Supplied material –
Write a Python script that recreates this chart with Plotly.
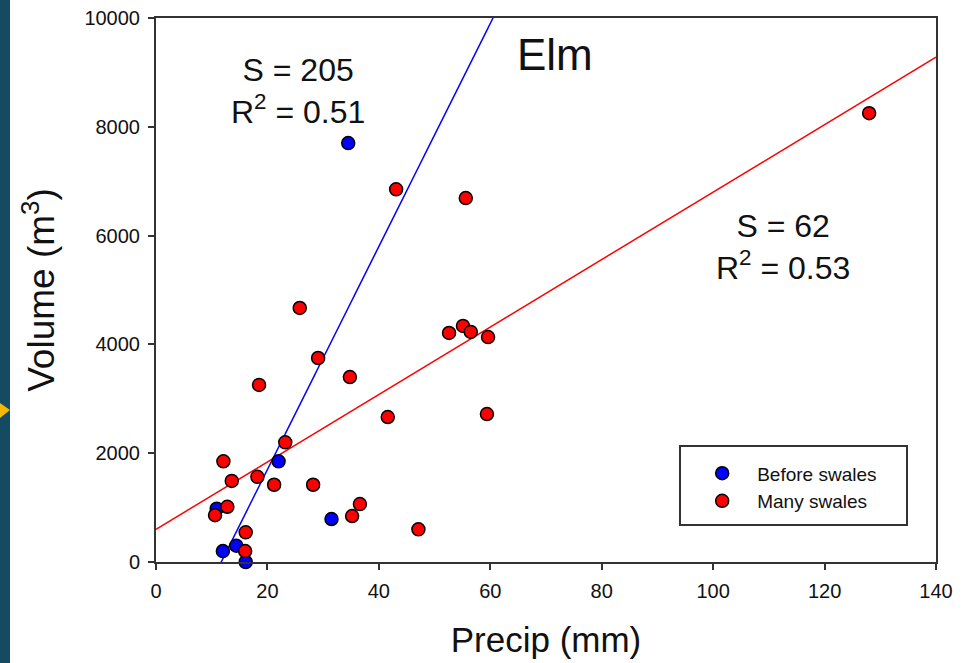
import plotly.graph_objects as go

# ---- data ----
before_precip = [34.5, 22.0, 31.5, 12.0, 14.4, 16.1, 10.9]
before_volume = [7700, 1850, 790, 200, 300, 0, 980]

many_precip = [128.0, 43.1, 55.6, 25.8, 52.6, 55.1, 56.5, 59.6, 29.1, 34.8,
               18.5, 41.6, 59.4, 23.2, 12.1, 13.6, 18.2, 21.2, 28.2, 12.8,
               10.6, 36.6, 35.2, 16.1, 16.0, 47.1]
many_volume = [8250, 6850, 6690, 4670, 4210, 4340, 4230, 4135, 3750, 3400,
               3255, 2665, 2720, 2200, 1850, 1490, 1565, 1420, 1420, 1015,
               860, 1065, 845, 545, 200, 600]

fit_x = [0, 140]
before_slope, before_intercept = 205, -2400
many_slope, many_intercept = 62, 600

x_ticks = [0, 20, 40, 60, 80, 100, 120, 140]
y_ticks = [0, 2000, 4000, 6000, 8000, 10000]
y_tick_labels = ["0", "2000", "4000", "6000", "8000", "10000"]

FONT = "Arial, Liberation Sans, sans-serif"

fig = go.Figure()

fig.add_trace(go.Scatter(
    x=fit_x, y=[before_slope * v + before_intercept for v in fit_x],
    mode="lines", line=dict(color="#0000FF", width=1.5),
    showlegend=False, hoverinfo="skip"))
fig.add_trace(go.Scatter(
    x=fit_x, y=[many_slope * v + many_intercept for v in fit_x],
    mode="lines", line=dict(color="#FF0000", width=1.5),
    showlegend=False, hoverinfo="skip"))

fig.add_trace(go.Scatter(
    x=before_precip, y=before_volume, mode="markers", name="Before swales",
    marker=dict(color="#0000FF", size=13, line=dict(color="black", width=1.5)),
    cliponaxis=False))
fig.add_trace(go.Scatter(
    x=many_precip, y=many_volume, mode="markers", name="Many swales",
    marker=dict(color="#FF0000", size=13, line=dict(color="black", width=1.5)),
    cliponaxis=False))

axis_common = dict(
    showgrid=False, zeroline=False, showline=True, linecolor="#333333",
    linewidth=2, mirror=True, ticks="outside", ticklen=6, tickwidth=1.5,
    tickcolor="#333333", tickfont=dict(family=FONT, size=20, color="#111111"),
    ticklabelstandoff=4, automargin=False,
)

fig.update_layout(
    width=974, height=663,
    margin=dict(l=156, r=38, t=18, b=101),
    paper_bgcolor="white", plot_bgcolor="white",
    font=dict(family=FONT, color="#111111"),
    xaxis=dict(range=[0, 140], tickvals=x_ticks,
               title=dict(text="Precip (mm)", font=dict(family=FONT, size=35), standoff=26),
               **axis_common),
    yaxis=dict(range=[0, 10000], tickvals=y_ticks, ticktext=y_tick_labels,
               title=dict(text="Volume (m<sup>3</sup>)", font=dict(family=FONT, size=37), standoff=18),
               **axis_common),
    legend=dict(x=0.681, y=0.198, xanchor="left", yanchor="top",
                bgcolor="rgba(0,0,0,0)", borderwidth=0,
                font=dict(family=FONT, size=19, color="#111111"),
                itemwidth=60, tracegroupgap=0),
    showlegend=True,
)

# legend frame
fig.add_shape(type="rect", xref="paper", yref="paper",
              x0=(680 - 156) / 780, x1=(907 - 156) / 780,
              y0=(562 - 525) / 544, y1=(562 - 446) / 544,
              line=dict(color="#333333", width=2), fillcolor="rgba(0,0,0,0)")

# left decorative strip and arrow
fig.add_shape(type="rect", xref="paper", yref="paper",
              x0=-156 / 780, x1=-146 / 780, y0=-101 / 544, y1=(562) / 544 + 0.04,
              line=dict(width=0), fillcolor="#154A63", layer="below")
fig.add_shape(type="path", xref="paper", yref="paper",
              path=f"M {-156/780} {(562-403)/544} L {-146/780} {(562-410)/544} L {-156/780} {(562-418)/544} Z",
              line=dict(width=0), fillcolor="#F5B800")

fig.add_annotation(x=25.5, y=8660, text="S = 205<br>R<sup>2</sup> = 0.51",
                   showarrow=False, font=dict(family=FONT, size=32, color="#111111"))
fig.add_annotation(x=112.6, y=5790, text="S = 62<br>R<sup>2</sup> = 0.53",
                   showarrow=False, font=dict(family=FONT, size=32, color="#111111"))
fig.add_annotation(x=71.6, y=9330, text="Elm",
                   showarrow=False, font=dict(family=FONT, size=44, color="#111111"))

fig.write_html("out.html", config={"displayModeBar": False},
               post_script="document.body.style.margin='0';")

Work to be completed – Quote, please, every line of the material above from its start through the line that has "fig = go.Figure()", reproducing the words exactly and dropping any images.

Full response –
Write a Python script that recreates this chart with Plotly.
import plotly.graph_objects as go

# ---- data ----
before_precip = [34.5, 22.0, 31.5, 12.0, 14.4, 16.1, 10.9]
before_volume = [7700, 1850, 790, 200, 300, 0, 980]

many_precip = [128.0, 43.1, 55.6, 25.8, 52.6, 55.1, 56.5, 59.6, 29.1, 34.8,
               18.5, 41.6, 59.4, 23.2, 12.1, 13.6, 18.2, 21.2, 28.2, 12.8,
               10.6, 36.6, 35.2, 16.1, 16.0, 47.1]
many_volume = [8250, 6850, 6690, 4670, 4210, 4340, 4230, 4135, 3750, 3400,
               3255, 2665, 2720, 2200, 1850, 1490, 1565, 1420, 1420, 1015,
               860, 1065, 845, 545, 200, 600]

fit_x = [0, 140]
before_slope, before_intercept = 205, -2400
many_slope, many_intercept = 62, 600

x_ticks = [0, 20, 40, 60, 80, 100, 120, 140]
y_ticks = [0, 2000, 4000, 6000, 8000, 10000]
y_tick_labels = ["0", "2000", "4000", "6000", "8000", "10000"]

FONT = "Arial, Liberation Sans, sans-serif"

fig = go.Figure()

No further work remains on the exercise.